There is something awfully odd about today’s big Washington Post story on the proposed troop surge. The headline reads, “Critics Say ‘Surge’ Is More of The Same,” and the article hammers that point home: “A sense that the White House is preparing more of the same is generating deep skepticism among Democrats in Congress.” The problem is that the article fails to report on the genuine tactical changes being proposed by the chief advocates of the surge.
True, the Post reports (in passing and with minimal emphasis) that, “The main difference under the new plan is that additional troops would be concentrated in the Baghdad vicinity…and the increase could last longer [than past increases]….” But this only begins to get at the point. The tactical keystone of the surge, as proposed by its main advocates, Frederick W. Kagan, General Jack Keane (U.S. Army ret.), and Senators McCain and Lieberman, is that American troops will not simply clear certain critical neighborhoods in Baghdad, but will also remain to hold them. That is, American soldiers will remain in Baghdad’s neighborhoods, rather than returning base, as they’ve done in the past. This is a major tactical shift–a conscious break from the practices favored by the generals now being replaced–and Kagan and Keane have stressed the significance of this change repeatedly. (For details, see “Iraq: A Turning Point. ”)
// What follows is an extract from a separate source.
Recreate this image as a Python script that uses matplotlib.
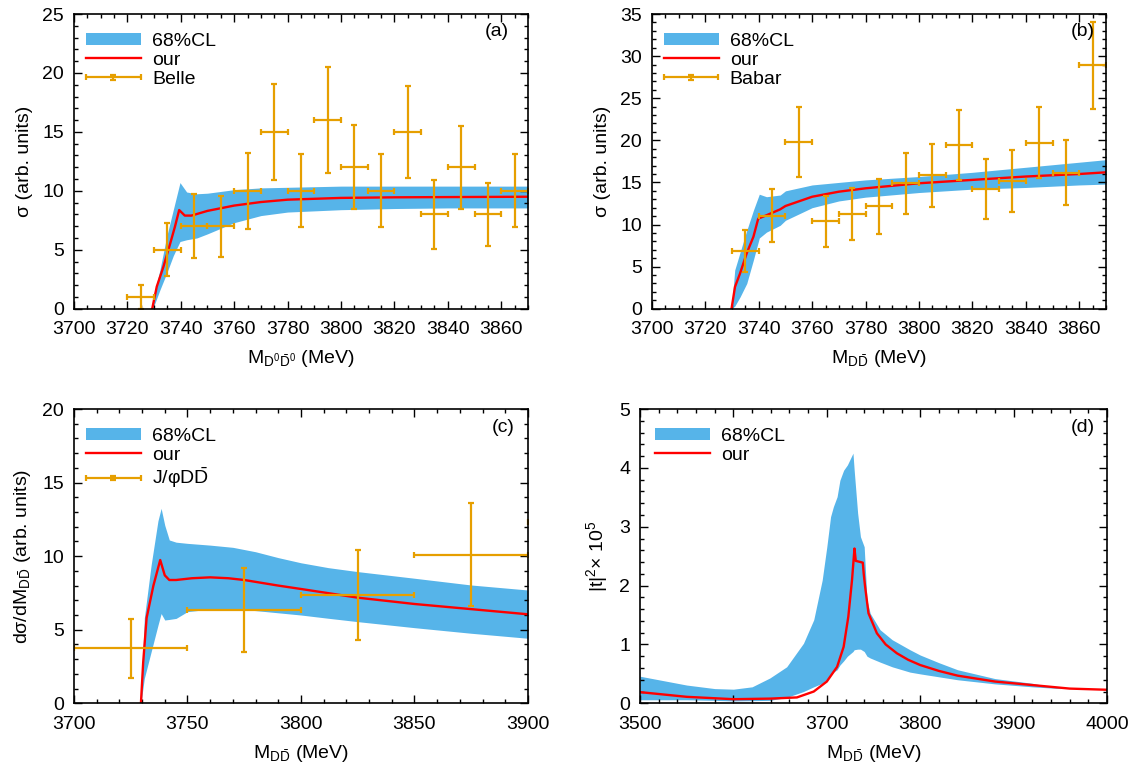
import numpy as np
import matplotlib
matplotlib.use("Agg")
import matplotlib.pyplot as plt
from matplotlib.ticker import MultipleLocator
from matplotlib.legend_handler import HandlerErrorbar
from matplotlib.container import ErrorbarContainer

plt.rcParams['font.family'] = ['Liberation Sans', 'DejaVu Sans']
plt.rcParams['mathtext.fontset'] = 'custom'
plt.rcParams['mathtext.rm'] = 'Liberation Sans'
plt.rcParams['mathtext.it'] = 'Liberation Sans:italic'
plt.rcParams['font.size'] = 14

BAND = '#56b4e9'
DATA = '#e69f00'

# ---- panel (a): D0 D0bar, Belle
a_band_x = [3729.3, 3729.7, 3732.2, 3734.7, 3737.2, 3739.7, 3742.2, 3746, 3750, 3760, 3770, 3780, 3800, 3820, 3840, 3870]
a_band_lo = [0, 0.1, 1.6, 3.0, 4.5, 5.7, 5.85, 6.0, 6.35, 7.3, 7.9, 8.2, 8.4, 8.5, 8.55, 8.55]
a_band_hi = [0, 1.0, 3.3, 6.1, 8.4, 10.7, 9.9, 9.75, 9.8, 10.1, 10.25, 10.3, 10.4, 10.4, 10.4, 10.4]
a_fit_x = [3729.3, 3731, 3733.5, 3736, 3737.8, 3739.4, 3741.5, 3744, 3747, 3750, 3760, 3770, 3780, 3800, 3820, 3870]
a_fit_y = [0, 1.87, 3.56, 5.5, 6.95, 8.37, 7.9, 7.9, 8.1, 8.3, 8.75, 9.05, 9.25, 9.4, 9.45, 9.5]
belle_x = [3725, 3735, 3745, 3755, 3765, 3775, 3785, 3795, 3805, 3815, 3825, 3835, 3845, 3855, 3865]
belle_y = [1.0, 5.0, 7.0, 7.0, 10.0, 15.0, 10.0, 16.0, 12.0, 10.0, 15.0, 8.0, 12.0, 8.0, 10.0]
belle_err = [1.0, 2.25, 2.7, 2.6, 3.2, 4.1, 3.1, 4.5, 3.55, 3.1, 3.9, 2.9, 3.5, 2.7, 3.1]

# ---- panel (b): D Dbar, Babar
b_band_x = [3729.8, 3731, 3733, 3735.5, 3738, 3740.2, 3742.9, 3748, 3750, 3760, 3770, 3780, 3800, 3820, 3840, 3860, 3870]
b_band_lo = [0, 0.3, 1.4, 3.0, 5.8, 8.4, 9.1, 9.9, 10.5, 12.0, 12.8, 13.25, 13.8, 14.2, 14.4, 14.7, 14.8]
b_band_hi = [0, 4.6, 6.7, 9.3, 11.7, 13.6, 13.3, 13.5, 14.0, 14.7, 15.0, 15.3, 15.7, 16.2, 16.8, 17.4, 17.7]
b_fit_x = [3729.8, 3731.1, 3733, 3735.5, 3738, 3739.8, 3742.9, 3748, 3750, 3760, 3770, 3780, 3800, 3820, 3840, 3860, 3870]
b_fit_y = [0, 2.6, 4.2, 6.6, 8.55, 10.7, 11.1, 11.8, 12.2, 13.3, 13.9, 14.3, 14.9, 15.3, 15.7, 16.0, 16.2]
babar_x = [3735, 3745, 3755, 3765, 3775, 3785, 3795, 3805, 3815, 3825, 3835, 3845, 3855, 3865]
babar_y = [6.84, 11.07, 19.77, 10.36, 11.27, 12.18, 14.9, 15.86, 19.45, 14.2, 15.18, 19.73, 16.17, 28.9]
babar_err = [2.47, 3.1, 4.15, 3.0, 3.12, 3.28, 3.64, 3.75, 4.2, 3.55, 3.67, 4.2, 3.9, 5.15]

# ---- panel (c): J/psi D Dbar
c_band_x = [3729.5, 3731, 3734, 3737, 3738.4, 3740, 3742, 3745, 3750, 3760, 3770, 3780, 3790, 3800,
            3812, 3825, 3850, 3875, 3900]
c_band_lo = [0, 1.7, 3.5, 5.3, 6.1, 5.66, 5.7, 5.77, 6.23, 6.4, 6.42, 6.3, 6.15, 6.0,
             5.78, 5.55, 5.14, 4.76, 4.42]
c_band_hi = [0, 5.8, 9.4, 12.4, 13.25, 12.1, 11.1, 10.95, 10.87, 10.75, 10.6, 10.3, 9.9, 9.55,
             9.22, 8.95, 8.5, 8.04, 7.7]
c_fit_x = [3729.5, 3730.5, 3732, 3735, 3738, 3740, 3742, 3745, 3752, 3760, 3768, 3775, 3790, 3800,
           3825, 3850, 3875, 3900]
c_fit_y = [0, 2.8, 5.8, 8.0, 9.74, 8.7, 8.38, 8.38, 8.5, 8.56, 8.5, 8.38, 8.0, 7.77,
           7.18, 6.75, 6.4, 6.05]
jpsi_x = [3725, 3775, 3825, 3875, 3925]
jpsi_y = [3.74, 6.34, 7.36, 10.08, 12.34]
jpsi_err = [2.0, 2.85, 3.03, 3.5, 3.5]
jpsi_xerr = [25, 25, 25, 25, 25]

# ---- panel (d): |t|^2
d_band_x = [3500, 3550, 3580, 3600, 3620, 3639, 3657, 3675, 3686, 3695, 3700, 3704, 3707, 3711, 3714, 3718,
            3722, 3728, 3729.3, 3733, 3736, 3740, 3743, 3746.4, 3757, 3770, 3789, 3800, 3820, 3840, 3880,
            3920, 3940, 3950]
d_band_lo = [0.06, 0.06, 0.05, 0.04, 0.045, 0.05, 0.1, 0.2, 0.28, 0.34, 0.4, 0.47, 0.53, 0.57, 0.65, 0.72,
             0.8, 0.88, 0.91, 0.92, 0.92, 0.88, 0.8, 0.77, 0.7, 0.62, 0.53, 0.5, 0.45, 0.40, 0.33,
             0.28, 0.26, 0.25]
d_band_hi = [0.46, 0.31, 0.25, 0.24, 0.28, 0.43, 0.62, 1.02, 1.42, 2.09, 2.66, 3.17, 3.34, 3.51, 3.79, 3.96,
             4.05, 4.25, 3.96, 3.23, 2.83, 2.66, 1.75, 1.53, 1.25, 1.08, 0.91, 0.82, 0.69, 0.57, 0.42,
             0.34, 0.28, 0.26]
d_fit_x = [3500, 3550, 3600, 3640, 3668, 3686, 3700, 3711, 3718, 3723, 3727, 3729.6, 3731, 3738.5, 3739.5,
           3741, 3744.6, 3753.6, 3763, 3775, 3787, 3800, 3820, 3840, 3880, 3920, 3960, 4000]
d_fit_y = [0.19, 0.11, 0.07, 0.08, 0.1, 0.2, 0.37, 0.62, 0.96, 1.47, 2.1, 2.63, 2.42, 2.39, 2.2,
           1.98, 1.53, 1.19, 1.0, 0.85, 0.74, 0.65, 0.55, 0.47, 0.37, 0.31, 0.25, 0.23]


def style(ax, xlim, ylim, xmaj, xmin, ymaj, ymin, tag, tagx, tagy):
    ax.set_xlim(*xlim)
    ax.set_ylim(*ylim)
    ax.xaxis.set_major_locator(MultipleLocator(xmaj))
    ax.xaxis.set_minor_locator(MultipleLocator(xmin))
    ax.yaxis.set_major_locator(MultipleLocator(ymaj))
    ax.yaxis.set_minor_locator(MultipleLocator(ymin))
    ax.tick_params(which='both', direction='in', top=True, right=True, labelsize=14, width=1)
    ax.tick_params(which='major', length=6)
    ax.tick_params(which='minor', length=3)
    ax.tick_params(axis='x', which='major', pad=9)
    ax.tick_params(axis='y', which='major', pad=7)
    for s in ax.spines.values():
        s.set_linewidth(1.2)
    ax.text(tagx, tagy, tag, transform=ax.transAxes, ha='center', va='center', fontsize=14)


def draw(ax, bx, blo, bhi, fx, fy, data=None, lab=None, legx=0.026):
    ax.fill_between(bx, blo, bhi, color=BAND, lw=0, label='68%CL')
    ax.plot(fx, fy, color='red', lw=1.7, label='our')
    if data is not None:
        x, y, yerr, xerr = data
        ax.errorbar(x, y, yerr=yerr, xerr=xerr, fmt='none', ecolor=DATA, elinewidth=1.6,
                    capsize=2, capthick=1.6, label=lab)
    ax.legend(loc='upper left', bbox_to_anchor=(legx, 0.936), frameon=False, fontsize=14,
              handlelength=2.83, handleheight=0.55, labelspacing=0.1, borderaxespad=0,
              borderpad=0, handletextpad=0.57,
              handler_map={ErrorbarContainer: HandlerErrorbar(xerr_size=1.4, yerr_size=0.12)})


fig = plt.figure(figsize=(11.38, 7.71), dpi=100)

axa = fig.add_axes([0.0650, 0.5996, 0.3989, 0.3822])
draw(axa, a_band_x, a_band_lo, a_band_hi, a_fit_x, a_fit_y, (belle_x, belle_y, belle_err, 5), 'Belle')
style(axa, (3700, 3870), (0, 25), 20, 5, 5, 1, '(a)', 0.931, 0.94)
axa.set_ylabel(r'σ (arb. units)', fontsize=14, labelpad=7)
axa.set_xlabel(r'M$_{\mathrm{D^0\bar{D}^0}}$ (MeV)', fontsize=14, labelpad=7)

axb = fig.add_axes([0.5729, 0.5996, 0.3989, 0.3822])
draw(axb, b_band_x, b_band_lo, b_band_hi, b_fit_x, b_fit_y, (babar_x, babar_y, babar_err, 5), 'Babar')
style(axb, (3700, 3870), (0, 35), 20, 5, 5, 1, '(b)', 0.949, 0.94)
axb.set_ylabel(r'σ (arb. units)', fontsize=14, labelpad=7)
axb.set_xlabel(r'M$_{\mathrm{D\bar{D}}}$ (MeV)', fontsize=14, labelpad=7)

axc = fig.add_axes([0.0650, 0.0878, 0.3989, 0.3817])
draw(axc, c_band_x, c_band_lo, c_band_hi, c_fit_x, c_fit_y, (jpsi_x, jpsi_y, jpsi_err, jpsi_xerr),
     r'J/φD$\mathrm{\bar{D}}$')
style(axc, (3700, 3900), (0, 20), 50, 10, 5, 1, '(c)', 0.945, 0.936)
axc.set_ylabel(r'dσ/dM$_{\mathrm{D\bar{D}}}$ (arb. units)', fontsize=14, labelpad=7)
axc.set_xlabel(r'M$_{\mathrm{D\bar{D}}}$ (MeV)', fontsize=14, labelpad=7)

axd = fig.add_axes([0.5624, 0.0878, 0.4104, 0.3817])
draw(axd, d_band_x, d_band_lo, d_band_hi, d_fit_x, d_fit_y, legx=0.032)
style(axd, (3500, 4000), (0, 5), 100, 20, 1, 0.2, '(d)', 0.949, 0.936)
axd.set_ylabel(r'|t|$^2$× 10$^5$', fontsize=14, labelpad=7)
axd.set_xlabel(r'M$_{\mathrm{D\bar{D}}}$ (MeV)', fontsize=14, labelpad=7)

fig.savefig('out.png', dpi=100)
Perhaps the president’s plan will not finally adopt the tactics recommended by Kagan and Keane (and seemingly endorsed by McCain and Lieberman). Yet it seems to me that a fair news story ought to at least report that the chief public advocates of the surge are indeed offering substantially new tactics. The Post does report that the novelty of the surge is that it would be concentrated in Baghdad, and that it would last longer than previous surges. But the new plan to keep American soldiers in critical neighborhoods rather than sending them back to base, is what makes sense of the whole proposal, and confirms its novelty. Without reporting on this aspect of the proposal, the Post reinforces the arguments of the surge’s critics, without giving a fair shot to its advocates. In fact, the whole article, from the headline to the chart, is an effort to back up Democratic critics, without even conveying the key argument of proponents of the surge.
I’m not saying the surge is bound to work. On the contrary, I can see plenty of ways in which a surge might fail. But the Kagan-Keane plan has at least a prospect of success, and that’s more than we can say for the battle plan we’ve been relying on up to now. In any case, a fair news story on this issue would not look like the story in the Post today.